I think the most fun and rewarding part was the brass handguard. It was a struggle to get the slot cut in the bottom, and I had to use a lot of filing to get it done, as I don’t have a drill press and end mills. The scabbard itself was interesting as well because I have never done ANYTHING with leather. It was easy enough to cut and shape the scabbard out of wood, but adding the leather component to it was something I didn’t think would go right. I got upholstery leather from Tandy Leather Company to get it done.

I didn’t carve the top of the handle perfectly symmetrical so the pommel looks slightly twisted, but its on straight I promise. The pommel is brass too, and peened to the top of the sword. The handle is a single piece of Red Heart wood, was is also called blood wood. It really gets its name, because after you sand it, the dust looks like blood when you wash it off. I had to drill a hole through the middle of the handle and then file it out to make room for the sword tang.

After Sting, I decided to go with something a little shorter and hopefully easier. I decided to take the Sting theme to a logical conclusion and make a set of knives that would be more like what Sting would look like in an adult human’s hand. So I shrunk the sword to around 16 inches overall, and then extended the handles just a bit. Instead of the fancy handguards and pommel, I figured I could just make those from the steel itself.
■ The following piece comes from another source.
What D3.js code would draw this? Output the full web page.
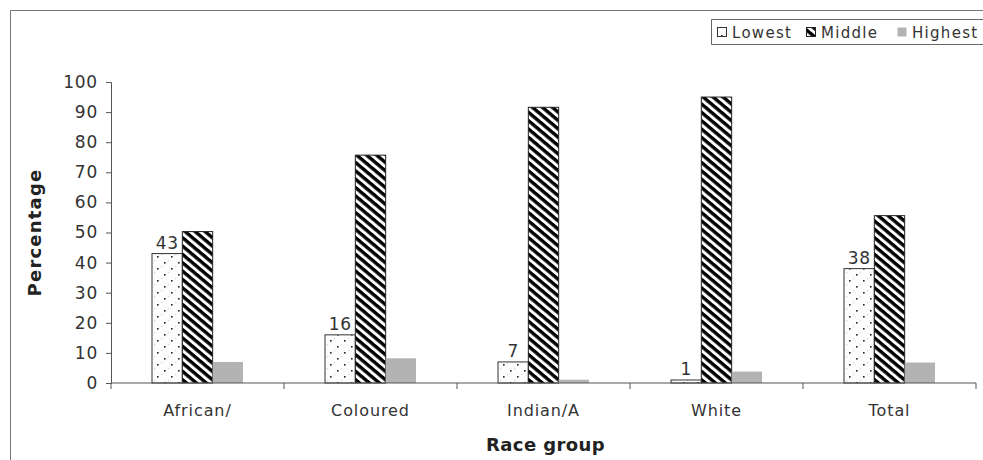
<!DOCTYPE html>
<html>
<head>
<meta charset="utf-8">
<script src="https://cdn.jsdelivr.net/npm/d3@7"></script>
<style>
  html, body { margin: 0; padding: 0; background: #fff; }
  svg { display: block; font-family: "DejaVu Sans", "Open Sans", sans-serif; }
</style>
</head>
<body>
<svg id="chart" width="983" height="460"></svg>
<script>
// Share of each race group falling in the lowest, middle and highest band (%)
const categories = ["African/", "Coloured", "Indian/A", "White", "Total"];
const seriesNames = ["Lowest", "Middle", "Highest"];
const lowest  = [43, 16, 7, 1, 38];
const middle  = [50.3, 75.7, 91.6, 95, 55.6];
const highest = [7, 8.2, 1.1, 3.8, 6.8];
const yTicks = [0, 10, 20, 30, 40, 50, 60, 70, 80, 90, 100];
const labelledSeries = "Lowest";

const seriesValues = { Lowest: lowest, Middle: middle, Highest: highest };

const svg = d3.select("#chart");
const W = 983, H = 460;
const plot = { left: 111, right: 976, top: 82, bottom: 383 };
const FONT = "'DejaVu Sans', 'Open Sans', sans-serif";

// Fill patterns: dotted, diagonal stripes, solid grey
const defs = svg.append("defs");
const dots = defs.append("pattern")
  .attr("id", "pat-lowest").attr("patternUnits", "userSpaceOnUse")
  .attr("width", 14).attr("height", 12);
dots.append("rect").attr("width", 14).attr("height", 12).attr("fill", "#fdfdfd");
dots.append("rect").attr("x", 4).attr("y", 4).attr("width", 1.6).attr("height", 1.6).attr("fill", "#222");
dots.append("rect").attr("x", 11).attr("y", 10).attr("width", 1.6).attr("height", 1.6).attr("fill", "#222");
dots.append("rect").attr("x", 1).attr("y", 8).attr("width", 1.2).attr("height", 1.2).attr("fill", "#d4d4d4");
dots.append("rect").attr("x", 8).attr("y", 2).attr("width", 1.2).attr("height", 1.2).attr("fill", "#d4d4d4");

const stripes = defs.append("pattern")
  .attr("id", "pat-middle").attr("patternUnits", "userSpaceOnUse")
  .attr("width", 6.4).attr("height", 6.4)
  .attr("patternTransform", "rotate(40)");
stripes.append("rect").attr("width", 6.4).attr("height", 6.4).attr("fill", "#fff");
stripes.append("rect").attr("width", 6.4).attr("height", 3.4).attr("fill", "#000");

const fills = { Lowest: "url(#pat-lowest)", Middle: "url(#pat-middle)", Highest: "#b3b3b3" };
const strokes = { Lowest: "#333", Middle: "#222", Highest: "none" };

// Outer frame (top and left edges)
svg.append("line").attr("x1", 10.5).attr("x2", W).attr("y1", 10.5).attr("y2", 10.5)
  .attr("stroke", "#777").attr("stroke-width", 1);
svg.append("line").attr("x1", 10.5).attr("x2", 10.5).attr("y1", 10.5).attr("y2", H)
  .attr("stroke", "#777").attr("stroke-width", 1);

// Scales
const x0 = d3.scaleBand().domain(categories).range([plot.left, plot.right]).padding(0);
const groupWidth = 91;
const x1 = d3.scaleBand().domain(seriesNames)
  .range([(x0.bandwidth() - groupWidth) / 2, (x0.bandwidth() + groupWidth) / 2]).padding(0);
const y = d3.scaleLinear().domain([0, 100]).range([plot.bottom, plot.top]);

// Bars
const groups = svg.append("g").selectAll("g")
  .data(categories).join("g")
  .attr("transform", d => `translate(${x0(d)},0)`);

groups.selectAll("rect")
  .data((c, i) => seriesNames.map(s => ({ series: s, value: seriesValues[s][i] })))
  .join("rect")
  .attr("x", d => x1(d.series))
  .attr("y", d => y(d.value))
  .attr("width", x1.bandwidth())
  .attr("height", d => y(0) - y(d.value))
  .attr("fill", d => fills[d.series])
  .attr("stroke", d => strokes[d.series])
  .attr("stroke-width", 1);

// Value labels above the lowest-band bars
groups.append("text")
  .attr("x", x1(labelledSeries) + x1.bandwidth() / 2)
  .attr("y", (c, i) => y(seriesValues[labelledSeries][i]) - 5)
  .attr("text-anchor", "middle")
  .attr("font-size", 17)
  .attr("letter-spacing", 0.5)
  .attr("fill", "#333")
  .text((c, i) => seriesValues[labelledSeries][i]);

// Y axis
const yAxis = svg.append("g")
  .attr("transform", `translate(${plot.left},0)`)
  .call(d3.axisLeft(y).tickValues(yTicks).tickSize(5).tickPadding(8).tickFormat(d3.format("d")));
yAxis.select(".domain").attr("stroke", "#555");
yAxis.selectAll(".tick line").attr("stroke", "#555");
yAxis.selectAll(".tick text").attr("font-size", 17).attr("fill", "#333")
  .attr("letter-spacing", 0.8)
  .attr("font-family", FONT);

// X axis with ticks on band boundaries
const xAxis = svg.append("g").attr("transform", `translate(0,${plot.bottom})`);
xAxis.append("line").attr("x1", plot.left).attr("x2", plot.right)
  .attr("stroke", "#555");
const boundaries = categories.map(c => x0(c)).concat([plot.right]);
xAxis.selectAll("line.bound").data(boundaries).join("line")
  .attr("class", "bound")
  .attr("x1", d => d).attr("x2", d => d).attr("y1", 0).attr("y2", 6)
  .attr("stroke", "#555");
xAxis.selectAll("text").data(categories).join("text")
  .attr("x", d => x0(d) + x0.bandwidth() / 2)
  .attr("y", 33)
  .attr("text-anchor", "middle")
  .attr("font-size", 16)
  .attr("letter-spacing", 0.9)
  .attr("fill", "#333")
  .text(d => d);

// Axis titles
svg.append("text")
  .attr("transform", `translate(41,${(plot.top + plot.bottom) / 2}) rotate(-90)`)
  .attr("text-anchor", "middle")
  .attr("font-size", 18).attr("font-weight", "bold").attr("fill", "#222")
  .attr("letter-spacing", 1.2)
  .text("Percentage");
svg.append("text")
  .attr("x", (plot.left + plot.right) / 2 + 2)
  .attr("y", 451)
  .attr("text-anchor", "middle")
  .attr("font-size", 18).attr("font-weight", "bold").attr("fill", "#222")
  .attr("letter-spacing", 0.4)
  .text("Race group");

// Legend
const legend = svg.append("g").attr("transform", "translate(711,19)");
legend.append("path").attr("d", `M${W},0.5 H0.5 V25.5 H${W}`)
  .attr("fill", "#fff").attr("stroke", "#666");
const legendX = [6, 95, 186];
const items = legend.selectAll("g.item").data(seriesNames).join("g")
  .attr("class", "item")
  .attr("transform", (d, i) => `translate(${legendX[i]},0)`);
items.append("rect")
  .attr("x", 0.5).attr("y", 8.5).attr("width", 9).attr("height", 9)
  .attr("fill", d => fills[d]).attr("stroke", d => strokes[d]);
items.append("text")
  .attr("x", 15).attr("y", 18.5)
  .attr("font-size", 15).attr("fill", "#333")
  .attr("letter-spacing", 1.3)
  .text(d => d);
</script>
</body>
</html>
After cutting to basic shape, I had not one, but TWO knives to make. I figured why not make a matched set? Even if you’re making a matched set, you’re still making TWO knives. Two handles, two blades, and two scabbards. For these I went with a dragon inlay pin in the middle. Again the handles suffered a bit, I”m just not that great at creating symmetrical curves on the handles. But I was really pretty happy with them. I screwed up on the handles at first and had to recover, and had barely enough wood to do it. The knives came out within two grams of each other, which is the weight of half a US Nickel, so I was surprised at that.